> [What is being asked]: Each line that holds the word "chart" counts once; give the total number of such lines and nothing else.
[BEGIN Listing]
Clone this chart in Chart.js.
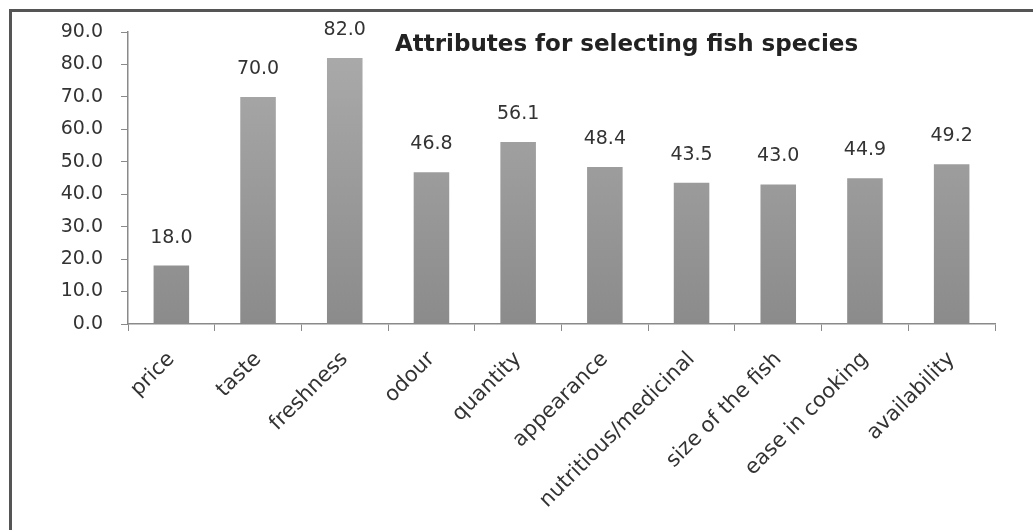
[END Listing]
[BEGIN Listing]
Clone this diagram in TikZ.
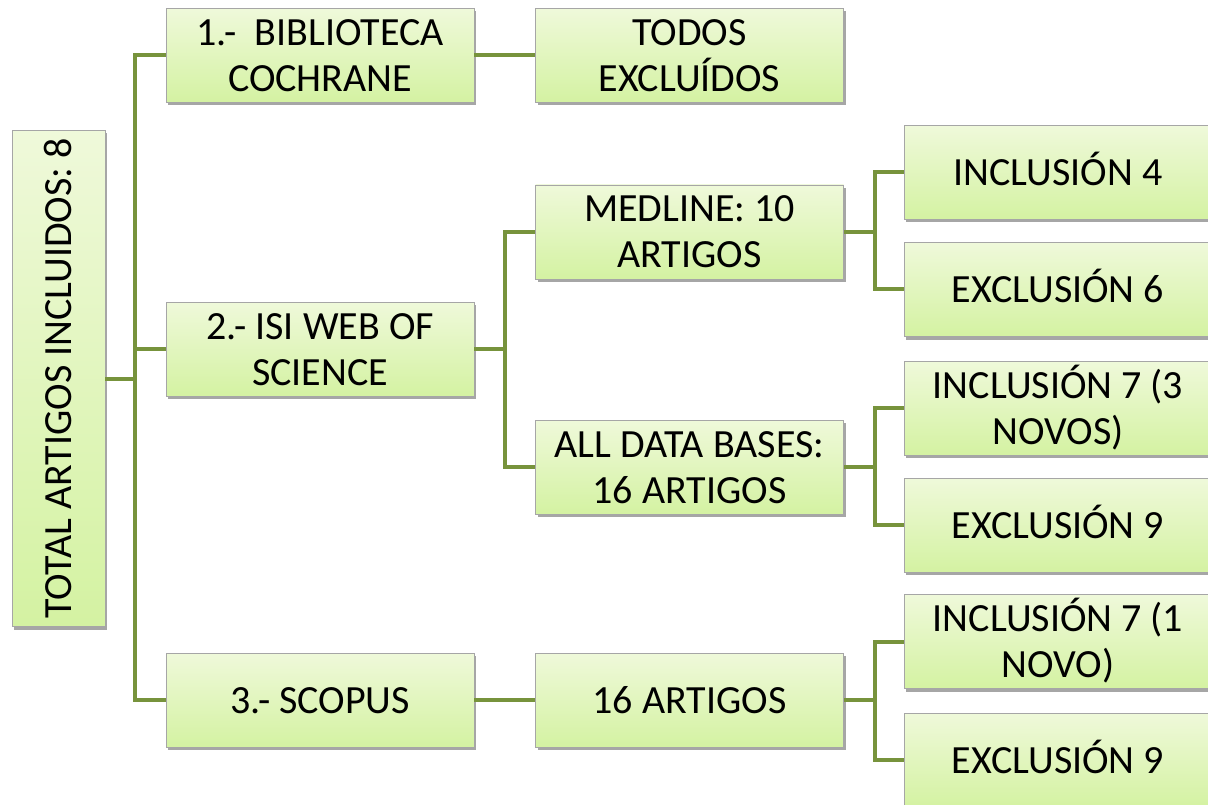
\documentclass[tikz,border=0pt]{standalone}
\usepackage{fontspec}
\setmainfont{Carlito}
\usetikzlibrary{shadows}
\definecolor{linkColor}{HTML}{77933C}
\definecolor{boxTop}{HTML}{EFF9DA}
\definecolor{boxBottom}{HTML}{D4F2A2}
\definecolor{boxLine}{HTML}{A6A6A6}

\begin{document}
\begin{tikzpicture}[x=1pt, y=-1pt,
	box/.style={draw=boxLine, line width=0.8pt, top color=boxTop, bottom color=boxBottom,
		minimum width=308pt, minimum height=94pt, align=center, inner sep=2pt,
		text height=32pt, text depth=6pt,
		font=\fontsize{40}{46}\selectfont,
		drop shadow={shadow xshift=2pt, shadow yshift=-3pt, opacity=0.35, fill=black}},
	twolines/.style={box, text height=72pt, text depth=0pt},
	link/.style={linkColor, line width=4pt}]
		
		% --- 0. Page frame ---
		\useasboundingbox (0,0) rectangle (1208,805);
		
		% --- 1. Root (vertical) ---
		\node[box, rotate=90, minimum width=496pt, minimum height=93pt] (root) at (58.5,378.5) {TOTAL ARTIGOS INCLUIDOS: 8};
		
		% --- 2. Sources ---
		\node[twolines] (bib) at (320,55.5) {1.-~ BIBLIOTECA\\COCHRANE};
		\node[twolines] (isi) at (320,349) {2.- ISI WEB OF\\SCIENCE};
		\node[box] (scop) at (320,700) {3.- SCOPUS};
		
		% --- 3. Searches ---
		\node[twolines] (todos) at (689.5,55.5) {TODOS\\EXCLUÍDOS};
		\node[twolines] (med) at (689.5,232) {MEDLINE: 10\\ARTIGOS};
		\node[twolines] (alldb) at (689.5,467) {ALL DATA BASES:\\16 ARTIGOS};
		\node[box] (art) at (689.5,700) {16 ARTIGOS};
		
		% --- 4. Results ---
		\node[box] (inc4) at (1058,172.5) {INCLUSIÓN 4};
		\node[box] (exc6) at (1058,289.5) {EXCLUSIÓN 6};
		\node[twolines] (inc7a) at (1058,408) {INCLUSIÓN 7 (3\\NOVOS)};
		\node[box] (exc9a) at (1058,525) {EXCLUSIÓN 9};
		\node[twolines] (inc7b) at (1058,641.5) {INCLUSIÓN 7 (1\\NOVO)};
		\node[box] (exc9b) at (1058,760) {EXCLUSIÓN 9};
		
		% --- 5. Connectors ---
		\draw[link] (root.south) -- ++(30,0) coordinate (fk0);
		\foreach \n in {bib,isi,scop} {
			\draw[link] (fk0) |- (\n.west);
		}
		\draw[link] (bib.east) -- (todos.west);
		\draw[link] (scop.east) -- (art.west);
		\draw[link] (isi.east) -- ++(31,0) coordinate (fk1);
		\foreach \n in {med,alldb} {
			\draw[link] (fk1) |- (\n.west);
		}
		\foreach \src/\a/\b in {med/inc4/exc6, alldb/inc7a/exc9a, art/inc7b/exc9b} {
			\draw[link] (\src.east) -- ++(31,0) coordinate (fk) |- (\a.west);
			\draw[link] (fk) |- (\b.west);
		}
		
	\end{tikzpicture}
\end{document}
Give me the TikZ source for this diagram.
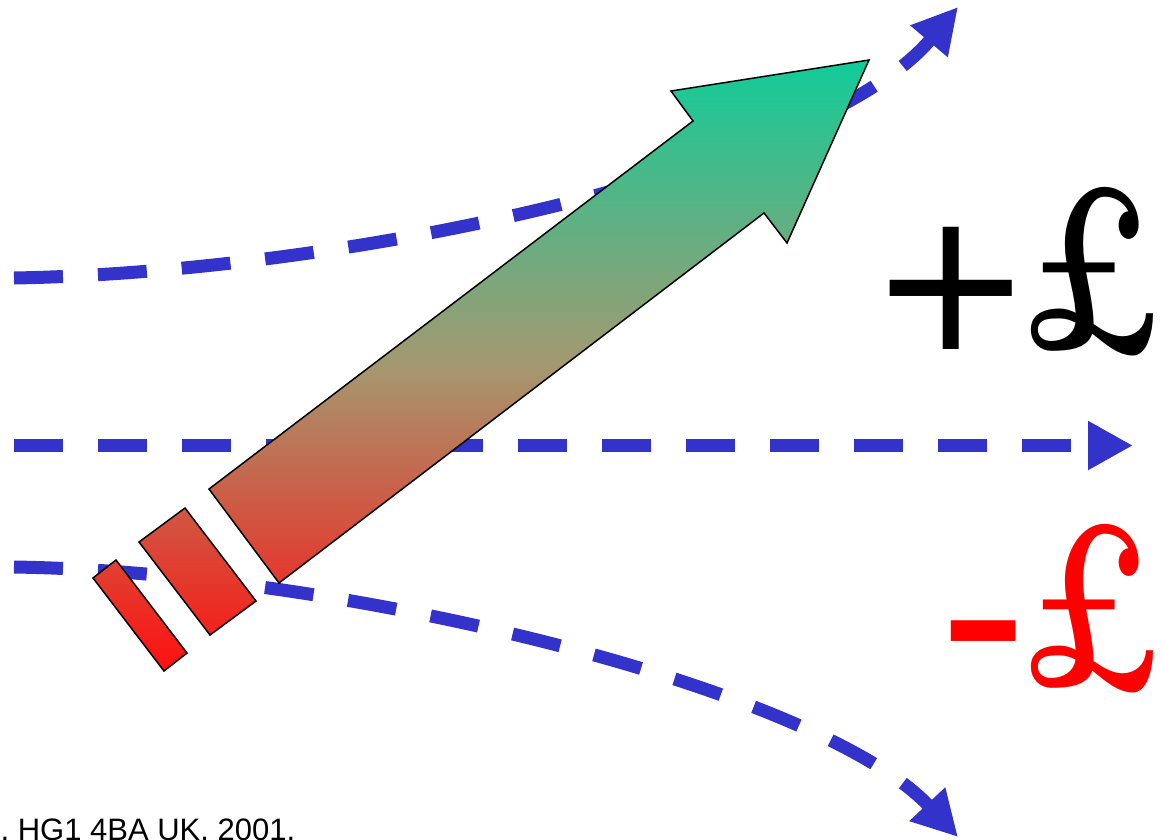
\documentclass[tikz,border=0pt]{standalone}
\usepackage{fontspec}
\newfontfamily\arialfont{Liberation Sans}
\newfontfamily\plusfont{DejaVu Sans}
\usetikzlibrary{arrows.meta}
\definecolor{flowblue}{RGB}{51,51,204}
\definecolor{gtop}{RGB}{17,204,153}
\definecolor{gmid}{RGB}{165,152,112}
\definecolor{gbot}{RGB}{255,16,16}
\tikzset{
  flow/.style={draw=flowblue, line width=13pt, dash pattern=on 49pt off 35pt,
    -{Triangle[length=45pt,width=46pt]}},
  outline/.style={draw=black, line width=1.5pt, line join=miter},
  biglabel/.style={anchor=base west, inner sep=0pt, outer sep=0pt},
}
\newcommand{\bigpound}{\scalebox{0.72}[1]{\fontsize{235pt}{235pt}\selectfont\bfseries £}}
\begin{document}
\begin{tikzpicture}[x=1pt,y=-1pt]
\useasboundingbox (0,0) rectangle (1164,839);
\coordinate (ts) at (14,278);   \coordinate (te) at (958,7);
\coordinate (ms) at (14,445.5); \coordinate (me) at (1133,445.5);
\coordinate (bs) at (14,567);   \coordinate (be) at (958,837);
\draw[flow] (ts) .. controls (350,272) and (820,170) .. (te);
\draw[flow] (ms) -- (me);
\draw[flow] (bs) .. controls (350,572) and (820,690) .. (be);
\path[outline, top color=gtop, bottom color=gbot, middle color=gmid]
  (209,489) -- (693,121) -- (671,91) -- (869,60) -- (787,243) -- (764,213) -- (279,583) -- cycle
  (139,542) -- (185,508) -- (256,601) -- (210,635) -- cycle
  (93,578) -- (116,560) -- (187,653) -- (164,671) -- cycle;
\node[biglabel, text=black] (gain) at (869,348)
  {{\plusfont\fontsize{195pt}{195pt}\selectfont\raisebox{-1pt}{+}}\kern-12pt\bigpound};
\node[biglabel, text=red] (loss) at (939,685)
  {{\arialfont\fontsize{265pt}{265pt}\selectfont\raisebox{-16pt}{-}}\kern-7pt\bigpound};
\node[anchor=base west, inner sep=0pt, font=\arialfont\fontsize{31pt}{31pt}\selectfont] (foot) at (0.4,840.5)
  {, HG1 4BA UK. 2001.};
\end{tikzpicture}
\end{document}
[END Listing]
[BEGIN Listing]
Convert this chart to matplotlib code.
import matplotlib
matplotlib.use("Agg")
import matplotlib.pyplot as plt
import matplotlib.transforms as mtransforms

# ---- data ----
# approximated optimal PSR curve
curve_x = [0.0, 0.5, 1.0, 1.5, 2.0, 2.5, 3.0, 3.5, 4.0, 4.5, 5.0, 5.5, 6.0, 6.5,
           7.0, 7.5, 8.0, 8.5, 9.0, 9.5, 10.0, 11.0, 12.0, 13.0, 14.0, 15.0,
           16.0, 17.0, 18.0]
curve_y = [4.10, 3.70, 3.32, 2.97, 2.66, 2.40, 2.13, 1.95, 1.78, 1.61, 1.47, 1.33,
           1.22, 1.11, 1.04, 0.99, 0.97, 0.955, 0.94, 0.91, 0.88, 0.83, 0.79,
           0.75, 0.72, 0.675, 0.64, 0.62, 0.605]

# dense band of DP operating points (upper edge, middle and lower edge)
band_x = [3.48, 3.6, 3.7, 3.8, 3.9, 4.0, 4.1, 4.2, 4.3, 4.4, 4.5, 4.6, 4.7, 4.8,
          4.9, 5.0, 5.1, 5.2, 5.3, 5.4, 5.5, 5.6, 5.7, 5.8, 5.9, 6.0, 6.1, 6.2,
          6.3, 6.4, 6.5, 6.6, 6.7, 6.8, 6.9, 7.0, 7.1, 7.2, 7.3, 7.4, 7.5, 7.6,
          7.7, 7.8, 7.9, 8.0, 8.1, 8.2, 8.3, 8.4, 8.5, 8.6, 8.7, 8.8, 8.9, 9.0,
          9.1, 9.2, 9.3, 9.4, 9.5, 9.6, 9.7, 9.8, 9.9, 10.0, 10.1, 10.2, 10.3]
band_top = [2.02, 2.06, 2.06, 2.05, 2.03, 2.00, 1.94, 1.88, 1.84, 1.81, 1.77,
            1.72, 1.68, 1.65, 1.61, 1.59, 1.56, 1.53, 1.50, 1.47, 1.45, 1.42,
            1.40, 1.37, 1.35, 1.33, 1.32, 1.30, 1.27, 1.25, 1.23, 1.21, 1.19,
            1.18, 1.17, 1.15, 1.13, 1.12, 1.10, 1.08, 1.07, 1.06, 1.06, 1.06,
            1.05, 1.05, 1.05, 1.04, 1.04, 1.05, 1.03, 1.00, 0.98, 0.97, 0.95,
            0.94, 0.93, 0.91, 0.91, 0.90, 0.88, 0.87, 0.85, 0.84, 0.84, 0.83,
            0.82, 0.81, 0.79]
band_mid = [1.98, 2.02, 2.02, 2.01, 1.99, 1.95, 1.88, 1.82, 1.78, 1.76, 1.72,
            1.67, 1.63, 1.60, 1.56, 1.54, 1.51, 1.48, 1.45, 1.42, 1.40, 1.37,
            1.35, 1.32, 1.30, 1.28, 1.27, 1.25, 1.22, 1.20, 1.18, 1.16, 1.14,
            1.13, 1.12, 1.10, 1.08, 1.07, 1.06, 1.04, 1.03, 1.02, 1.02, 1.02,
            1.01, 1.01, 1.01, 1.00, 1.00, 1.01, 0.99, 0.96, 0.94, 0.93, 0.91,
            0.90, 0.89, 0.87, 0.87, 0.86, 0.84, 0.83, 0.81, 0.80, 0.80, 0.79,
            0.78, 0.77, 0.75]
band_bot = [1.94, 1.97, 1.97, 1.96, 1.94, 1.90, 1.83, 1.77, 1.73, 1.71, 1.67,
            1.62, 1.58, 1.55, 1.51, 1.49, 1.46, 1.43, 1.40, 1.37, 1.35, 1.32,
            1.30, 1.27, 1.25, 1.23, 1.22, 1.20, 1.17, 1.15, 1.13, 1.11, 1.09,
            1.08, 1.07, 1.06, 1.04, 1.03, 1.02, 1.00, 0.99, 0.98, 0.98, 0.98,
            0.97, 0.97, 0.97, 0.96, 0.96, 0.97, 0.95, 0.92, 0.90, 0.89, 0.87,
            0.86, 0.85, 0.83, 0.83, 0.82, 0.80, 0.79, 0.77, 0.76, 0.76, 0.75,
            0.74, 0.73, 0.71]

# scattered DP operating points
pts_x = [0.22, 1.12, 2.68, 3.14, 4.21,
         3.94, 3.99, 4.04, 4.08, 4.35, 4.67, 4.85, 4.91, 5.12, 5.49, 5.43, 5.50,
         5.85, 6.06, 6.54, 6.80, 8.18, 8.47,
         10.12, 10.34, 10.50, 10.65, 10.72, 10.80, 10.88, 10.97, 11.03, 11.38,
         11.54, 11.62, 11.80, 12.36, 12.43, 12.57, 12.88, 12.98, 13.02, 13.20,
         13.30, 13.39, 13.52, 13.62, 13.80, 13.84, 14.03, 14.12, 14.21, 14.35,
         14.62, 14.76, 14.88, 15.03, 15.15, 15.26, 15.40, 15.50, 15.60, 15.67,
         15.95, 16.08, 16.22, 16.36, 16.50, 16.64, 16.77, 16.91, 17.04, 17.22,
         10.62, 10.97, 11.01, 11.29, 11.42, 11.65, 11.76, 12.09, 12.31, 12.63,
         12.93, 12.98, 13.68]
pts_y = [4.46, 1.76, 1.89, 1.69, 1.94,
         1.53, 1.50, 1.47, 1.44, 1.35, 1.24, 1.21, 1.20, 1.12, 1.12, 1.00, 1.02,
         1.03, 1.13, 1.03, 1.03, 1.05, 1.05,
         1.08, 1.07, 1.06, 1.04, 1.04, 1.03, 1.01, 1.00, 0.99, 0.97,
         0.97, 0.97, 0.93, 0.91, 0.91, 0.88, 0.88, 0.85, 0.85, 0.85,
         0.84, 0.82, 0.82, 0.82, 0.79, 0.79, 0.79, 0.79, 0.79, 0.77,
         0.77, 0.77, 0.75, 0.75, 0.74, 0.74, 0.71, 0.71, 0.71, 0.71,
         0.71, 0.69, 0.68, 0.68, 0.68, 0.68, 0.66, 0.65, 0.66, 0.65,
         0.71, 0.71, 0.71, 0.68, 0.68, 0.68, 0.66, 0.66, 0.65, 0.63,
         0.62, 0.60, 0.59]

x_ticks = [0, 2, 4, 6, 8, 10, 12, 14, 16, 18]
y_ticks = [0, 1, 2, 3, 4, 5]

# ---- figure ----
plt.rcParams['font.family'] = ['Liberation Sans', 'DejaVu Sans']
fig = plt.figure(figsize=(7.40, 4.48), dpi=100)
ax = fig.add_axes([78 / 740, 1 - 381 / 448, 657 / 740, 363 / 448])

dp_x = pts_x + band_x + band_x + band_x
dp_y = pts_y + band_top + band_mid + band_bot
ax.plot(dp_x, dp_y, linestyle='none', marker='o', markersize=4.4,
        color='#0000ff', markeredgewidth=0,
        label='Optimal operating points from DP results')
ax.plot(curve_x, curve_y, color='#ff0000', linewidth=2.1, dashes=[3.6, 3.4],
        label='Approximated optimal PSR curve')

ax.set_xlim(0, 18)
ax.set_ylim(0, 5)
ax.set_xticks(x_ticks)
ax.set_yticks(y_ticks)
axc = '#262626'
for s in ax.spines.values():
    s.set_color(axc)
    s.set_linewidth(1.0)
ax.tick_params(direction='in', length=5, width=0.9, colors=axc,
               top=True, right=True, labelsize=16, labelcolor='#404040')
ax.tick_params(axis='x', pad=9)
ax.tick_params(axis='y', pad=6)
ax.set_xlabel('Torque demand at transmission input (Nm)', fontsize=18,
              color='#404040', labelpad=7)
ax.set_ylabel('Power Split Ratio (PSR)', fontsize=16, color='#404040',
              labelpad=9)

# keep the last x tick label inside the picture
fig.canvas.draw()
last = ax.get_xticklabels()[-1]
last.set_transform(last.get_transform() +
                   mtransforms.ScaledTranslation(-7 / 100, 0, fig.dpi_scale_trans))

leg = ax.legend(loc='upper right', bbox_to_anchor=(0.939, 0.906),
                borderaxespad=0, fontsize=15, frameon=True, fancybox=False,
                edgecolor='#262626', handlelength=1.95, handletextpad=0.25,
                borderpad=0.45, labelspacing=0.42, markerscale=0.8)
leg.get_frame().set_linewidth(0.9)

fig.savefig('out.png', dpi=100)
[END Listing]
> [Answer to the exercise]: 2